START Data excerpt
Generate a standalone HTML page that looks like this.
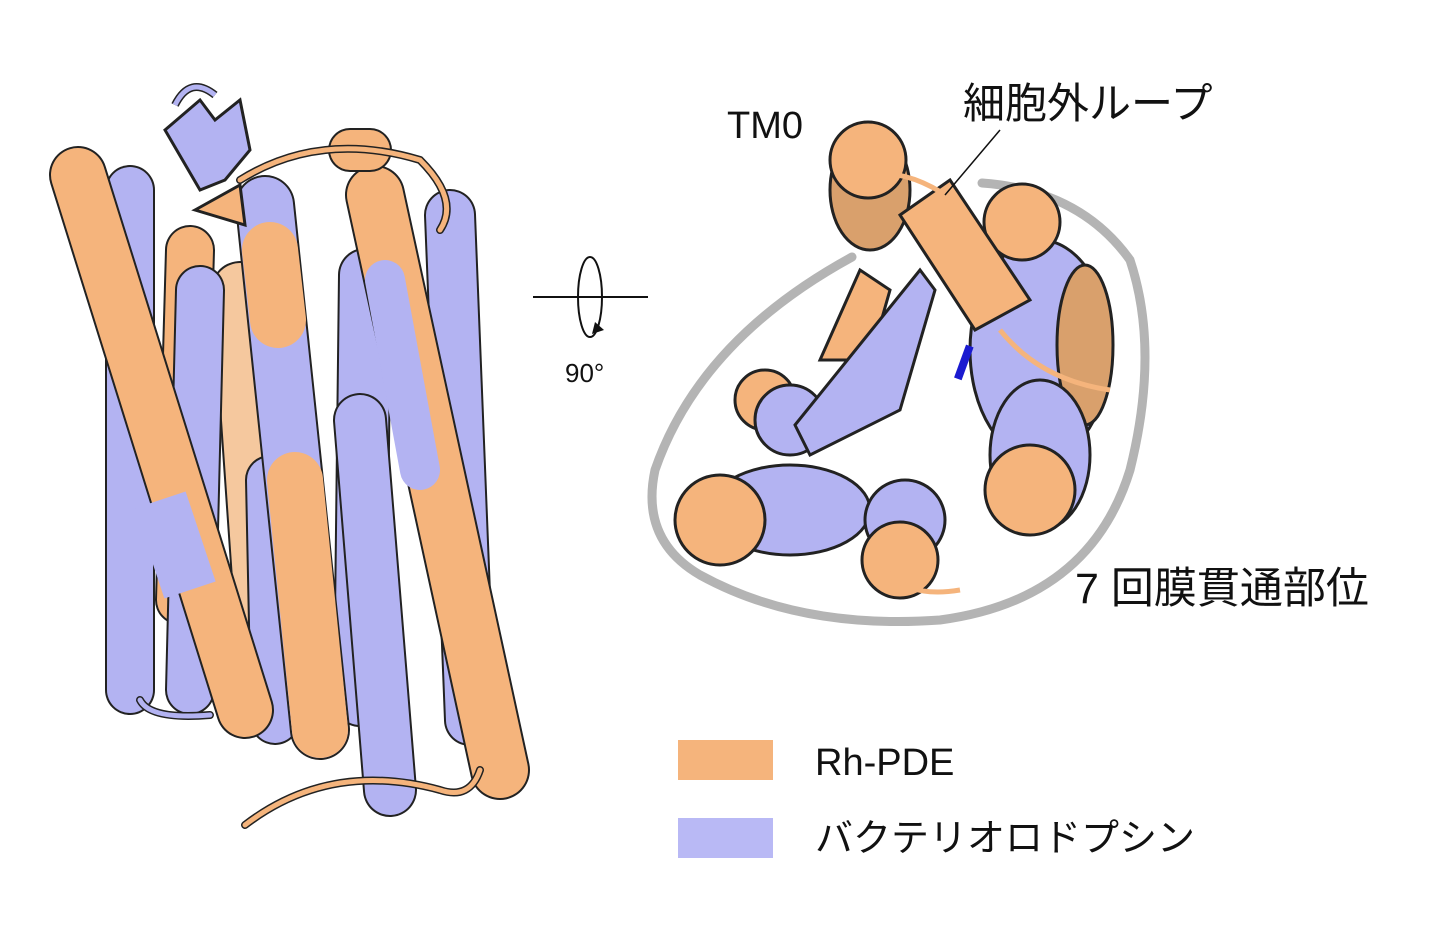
<!DOCTYPE html>
<html><head><meta charset="utf-8"><style>
html,body{margin:0;padding:0;background:#fff;width:1434px;height:935px;overflow:hidden}
svg{display:block}
text{font-family:"Liberation Sans","Noto Sans CJK JP",sans-serif;fill:#111}
</style></head><body>
<svg width="1434" height="935" viewBox="0 0 1434 935" xmlns="http://www.w3.org/2000/svg">
<g stroke-linecap="round" fill="none">
<path d="M240 290 L265 650" stroke="#222" stroke-width="58"/><path d="M240 290 L265 650" stroke="#F5C89E" stroke-width="54"/>
<path d="M190 250 L180 600" stroke="#222" stroke-width="50"/><path d="M190 250 L180 600" stroke="#F5B47C" stroke-width="46"/>
<path d="M365 275 L360 700" stroke="#222" stroke-width="54"/><path d="M365 275 L360 700" stroke="#B3B3F2" stroke-width="50"/>
<path d="M450 215 L470 720" stroke="#222" stroke-width="52"/><path d="M450 215 L470 720" stroke="#B3B3F2" stroke-width="48"/>
<path d="M130 190 L130 690" stroke="#222" stroke-width="50"/><path d="M130 190 L130 690" stroke="#B3B3F2" stroke-width="46"/>
<path d="M200 290 L190 690" stroke="#222" stroke-width="50"/><path d="M200 290 L190 690" stroke="#B3B3F2" stroke-width="46"/>
<path d="M270 480 L275 720" stroke="#222" stroke-width="50"/><path d="M270 480 L275 720" stroke="#B3B3F2" stroke-width="46"/>
<path d="M78 175 L245 710" stroke="#222" stroke-width="58"/><path d="M78 175 L245 710" stroke="#F5B47C" stroke-width="54"/>
<path d="M160 500 L190 590" stroke="#B3B3F2" stroke-width="54" stroke-linecap="butt"/>
<path d="M265 205 L320 730" stroke="#222" stroke-width="60"/><path d="M265 205 L320 730" stroke="#B3B3F2" stroke-width="56"/>
<path d="M295 480 L320 730" stroke="#F5B47C" stroke-width="56"/>
<path d="M270 250 L278 320" stroke="#F5B47C" stroke-width="56"/>
<path d="M375 195 L500 770" stroke="#222" stroke-width="60"/><path d="M375 195 L500 770" stroke="#F5B47C" stroke-width="56"/>
<path d="M385 280 L420 470" stroke="#B3B3F2" stroke-width="40"/>
<path d="M360 420 L390 790" stroke="#222" stroke-width="54"/><path d="M360 420 L390 790" stroke="#B3B3F2" stroke-width="50"/>
<path d="M350 150 L370 150" stroke="#222" stroke-width="44"/><path d="M350 150 L370 150" stroke="#F5B47C" stroke-width="40"/>
<path d="M245 825 Q330 760 440 790 Q470 800 480 770" stroke="#222" stroke-width="8"/><path d="M245 825 Q330 760 440 790 Q470 800 480 770" stroke="#F5B47C" stroke-width="5"/>
<path d="M140 700 Q150 720 210 715" stroke="#222" stroke-width="8"/><path d="M140 700 Q150 720 210 715" stroke="#B3B3F2" stroke-width="5"/>
<path d="M240 180 Q320 130 420 160 Q460 200 440 230" stroke="#222" stroke-width="8"/><path d="M240 180 Q320 130 420 160 Q460 200 440 230" stroke="#F5B47C" stroke-width="5"/>
</g>
<polygon points="165,130 200,100 215,120 240,100 250,150 225,180 200,190" fill="#B3B3F2" stroke="#222" stroke-width="3"/>
<path d="M175 105 Q190 75 215 95" stroke="#222" stroke-width="8" fill="none"/><path d="M175 105 Q190 75 215 95" stroke="#B3B3F2" stroke-width="5" fill="none"/>
<polygon points="195,210 240,185 245,225" fill="#F5B47C" stroke="#222" stroke-width="3"/>

<line x1="533" y1="297" x2="648" y2="297" stroke="#111" stroke-width="2"/>
<ellipse cx="590" cy="297" rx="12" ry="40" fill="none" stroke="#111" stroke-width="2"/>
<polygon points="595,322 604,330 592,334" fill="#111"/>
<text x="565" y="382" font-size="26">90°</text>

<path d="M852 257 Q700 340 655 470 Q640 540 700 575 Q800 630 940 620 Q1090 600 1130 470 Q1160 350 1130 260 Q1080 190 982 183" fill="none" stroke="#B4B4B4" stroke-width="9" stroke-linecap="round"/>
<g stroke="#222" stroke-width="3">
<ellipse cx="1040" cy="350" rx="70" ry="110" fill="#B3B3F2"/>
<ellipse cx="1085" cy="345" rx="28" ry="80" fill="#D9A06C"/>
<circle cx="1022" cy="222" r="38" fill="#F5B47C"/>
<ellipse cx="1040" cy="455" rx="50" ry="75" fill="#B3B3F2"/>
<circle cx="1030" cy="490" r="45" fill="#F5B47C"/>
<ellipse cx="790" cy="510" rx="80" ry="45" fill="#B3B3F2"/>
<circle cx="720" cy="520" r="45" fill="#F5B47C"/>
<circle cx="765" cy="400" r="30" fill="#F5B47C"/>
<circle cx="790" cy="420" r="35" fill="#B3B3F2"/>
<circle cx="905" cy="520" r="40" fill="#B3B3F2"/>
<circle cx="900" cy="560" r="38" fill="#F5B47C"/>
<ellipse cx="870" cy="190" rx="40" ry="60" fill="#D9A06C"/>
<circle cx="868" cy="160" r="38" fill="#F5B47C"/>
<polygon points="900,215 950,180 1030,300 975,330" fill="#F5B47C"/>
<polygon points="820,360 860,270 890,290 870,360" fill="#F5B47C"/>
<polygon points="795,425 920,270 935,290 900,410 810,455" fill="#B3B3F2"/>
</g>
<path d="M855 180 Q900 160 960 205" stroke="#F5B47C" stroke-width="5" fill="none"/>
<path d="M1000 330 Q1040 380 1110 390" stroke="#F5B47C" stroke-width="5" fill="none"/>
<path d="M880 560 Q900 600 960 590" stroke="#F5B47C" stroke-width="5" fill="none"/>
<rect x="960" y="345" width="8" height="35" fill="#1a1ad0" transform="rotate(20 964 362)"/>
<line x1="1000" y1="130" x2="945" y2="195" stroke="#111" stroke-width="1.5"/>
<text x="727" y="138" font-size="38">TM0</text>
<text x="963" y="118" font-size="42">細胞外ループ</text>
<text x="1075" y="603" font-size="43">7 回膜貫通部位</text>

<rect x="678" y="740" width="95" height="40" fill="#F5B47C"/>
<rect x="678" y="818" width="95" height="40" fill="#B9B9F5"/>
<text x="815" y="775" font-size="38">Rh-PDE</text>
<text x="815" y="851" font-size="38">バクテリオロドプシン</text>
</svg>
</body></html>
END Data excerpt
Copy out the data above exactly, except the pictures.

Generate a standalone HTML page that looks like this.
<!DOCTYPE html>
<html><head><meta charset="utf-8"><style>
html,body{margin:0;padding:0;background:#fff;width:1434px;height:935px;overflow:hidden}
svg{display:block}
text{font-family:"Liberation Sans","Noto Sans CJK JP",sans-serif;fill:#111}
</style></head><body>
<svg width="1434" height="935" viewBox="0 0 1434 935" xmlns="http://www.w3.org/2000/svg">
<g stroke-linecap="round" fill="none">
<path d="M240 290 L265 650" stroke="#222" stroke-width="58"/><path d="M240 290 L265 650" stroke="#F5C89E" stroke-width="54"/>
<path d="M190 250 L180 600" stroke="#222" stroke-width="50"/><path d="M190 250 L180 600" stroke="#F5B47C" stroke-width="46"/>
<path d="M365 275 L360 700" stroke="#222" stroke-width="54"/><path d="M365 275 L360 700" stroke="#B3B3F2" stroke-width="50"/>
<path d="M450 215 L470 720" stroke="#222" stroke-width="52"/><path d="M450 215 L470 720" stroke="#B3B3F2" stroke-width="48"/>
<path d="M130 190 L130 690" stroke="#222" stroke-width="50"/><path d="M130 190 L130 690" stroke="#B3B3F2" stroke-width="46"/>
<path d="M200 290 L190 690" stroke="#222" stroke-width="50"/><path d="M200 290 L190 690" stroke="#B3B3F2" stroke-width="46"/>
<path d="M270 480 L275 720" stroke="#222" stroke-width="50"/><path d="M270 480 L275 720" stroke="#B3B3F2" stroke-width="46"/>
<path d="M78 175 L245 710" stroke="#222" stroke-width="58"/><path d="M78 175 L245 710" stroke="#F5B47C" stroke-width="54"/>
<path d="M160 500 L190 590" stroke="#B3B3F2" stroke-width="54" stroke-linecap="butt"/>
<path d="M265 205 L320 730" stroke="#222" stroke-width="60"/><path d="M265 205 L320 730" stroke="#B3B3F2" stroke-width="56"/>
<path d="M295 480 L320 730" stroke="#F5B47C" stroke-width="56"/>
<path d="M270 250 L278 320" stroke="#F5B47C" stroke-width="56"/>
<path d="M375 195 L500 770" stroke="#222" stroke-width="60"/><path d="M375 195 L500 770" stroke="#F5B47C" stroke-width="56"/>
<path d="M385 280 L420 470" stroke="#B3B3F2" stroke-width="40"/>
<path d="M360 420 L390 790" stroke="#222" stroke-width="54"/><path d="M360 420 L390 790" stroke="#B3B3F2" stroke-width="50"/>
<path d="M350 150 L370 150" stroke="#222" stroke-width="44"/><path d="M350 150 L370 150" stroke="#F5B47C" stroke-width="40"/>
<path d="M245 825 Q330 760 440 790 Q470 800 480 770" stroke="#222" stroke-width="8"/><path d="M245 825 Q330 760 440 790 Q470 800 480 770" stroke="#F5B47C" stroke-width="5"/>
<path d="M140 700 Q150 720 210 715" stroke="#222" stroke-width="8"/><path d="M140 700 Q150 720 210 715" stroke="#B3B3F2" stroke-width="5"/>
<path d="M240 180 Q320 130 420 160 Q460 200 440 230" stroke="#222" stroke-width="8"/><path d="M240 180 Q320 130 420 160 Q460 200 440 230" stroke="#F5B47C" stroke-width="5"/>
</g>
<polygon points="165,130 200,100 215,120 240,100 250,150 225,180 200,190" fill="#B3B3F2" stroke="#222" stroke-width="3"/>
<path d="M175 105 Q190 75 215 95" stroke="#222" stroke-width="8" fill="none"/><path d="M175 105 Q190 75 215 95" stroke="#B3B3F2" stroke-width="5" fill="none"/>
<polygon points="195,210 240,185 245,225" fill="#F5B47C" stroke="#222" stroke-width="3"/>

<line x1="533" y1="297" x2="648" y2="297" stroke="#111" stroke-width="2"/>
<ellipse cx="590" cy="297" rx="12" ry="40" fill="none" stroke="#111" stroke-width="2"/>
<polygon points="595,322 604,330 592,334" fill="#111"/>
<text x="565" y="382" font-size="26">90°</text>

<path d="M852 257 Q700 340 655 470 Q640 540 700 575 Q800 630 940 620 Q1090 600 1130 470 Q1160 350 1130 260 Q1080 190 982 183" fill="none" stroke="#B4B4B4" stroke-width="9" stroke-linecap="round"/>
<g stroke="#222" stroke-width="3">
<ellipse cx="1040" cy="350" rx="70" ry="110" fill="#B3B3F2"/>
<ellipse cx="1085" cy="345" rx="28" ry="80" fill="#D9A06C"/>
<circle cx="1022" cy="222" r="38" fill="#F5B47C"/>
<ellipse cx="1040" cy="455" rx="50" ry="75" fill="#B3B3F2"/>
<circle cx="1030" cy="490" r="45" fill="#F5B47C"/>
<ellipse cx="790" cy="510" rx="80" ry="45" fill="#B3B3F2"/>
<circle cx="720" cy="520" r="45" fill="#F5B47C"/>
<circle cx="765" cy="400" r="30" fill="#F5B47C"/>
<circle cx="790" cy="420" r="35" fill="#B3B3F2"/>
<circle cx="905" cy="520" r="40" fill="#B3B3F2"/>
<circle cx="900" cy="560" r="38" fill="#F5B47C"/>
<ellipse cx="870" cy="190" rx="40" ry="60" fill="#D9A06C"/>
<circle cx="868" cy="160" r="38" fill="#F5B47C"/>
<polygon points="900,215 950,180 1030,300 975,330" fill="#F5B47C"/>
<polygon points="820,360 860,270 890,290 870,360" fill="#F5B47C"/>
<polygon points="795,425 920,270 935,290 900,410 810,455" fill="#B3B3F2"/>
</g>
<path d="M855 180 Q900 160 960 205" stroke="#F5B47C" stroke-width="5" fill="none"/>
<path d="M1000 330 Q1040 380 1110 390" stroke="#F5B47C" stroke-width="5" fill="none"/>
<path d="M880 560 Q900 600 960 590" stroke="#F5B47C" stroke-width="5" fill="none"/>
<rect x="960" y="345" width="8" height="35" fill="#1a1ad0" transform="rotate(20 964 362)"/>
<line x1="1000" y1="130" x2="945" y2="195" stroke="#111" stroke-width="1.5"/>
<text x="727" y="138" font-size="38">TM0</text>
<text x="963" y="118" font-size="42">細胞外ループ</text>
<text x="1075" y="603" font-size="43">7 回膜貫通部位</text>

<rect x="678" y="740" width="95" height="40" fill="#F5B47C"/>
<rect x="678" y="818" width="95" height="40" fill="#B9B9F5"/>
<text x="815" y="775" font-size="38">Rh-PDE</text>
<text x="815" y="851" font-size="38">バクテリオロドプシン</text>
</svg>
</body></html>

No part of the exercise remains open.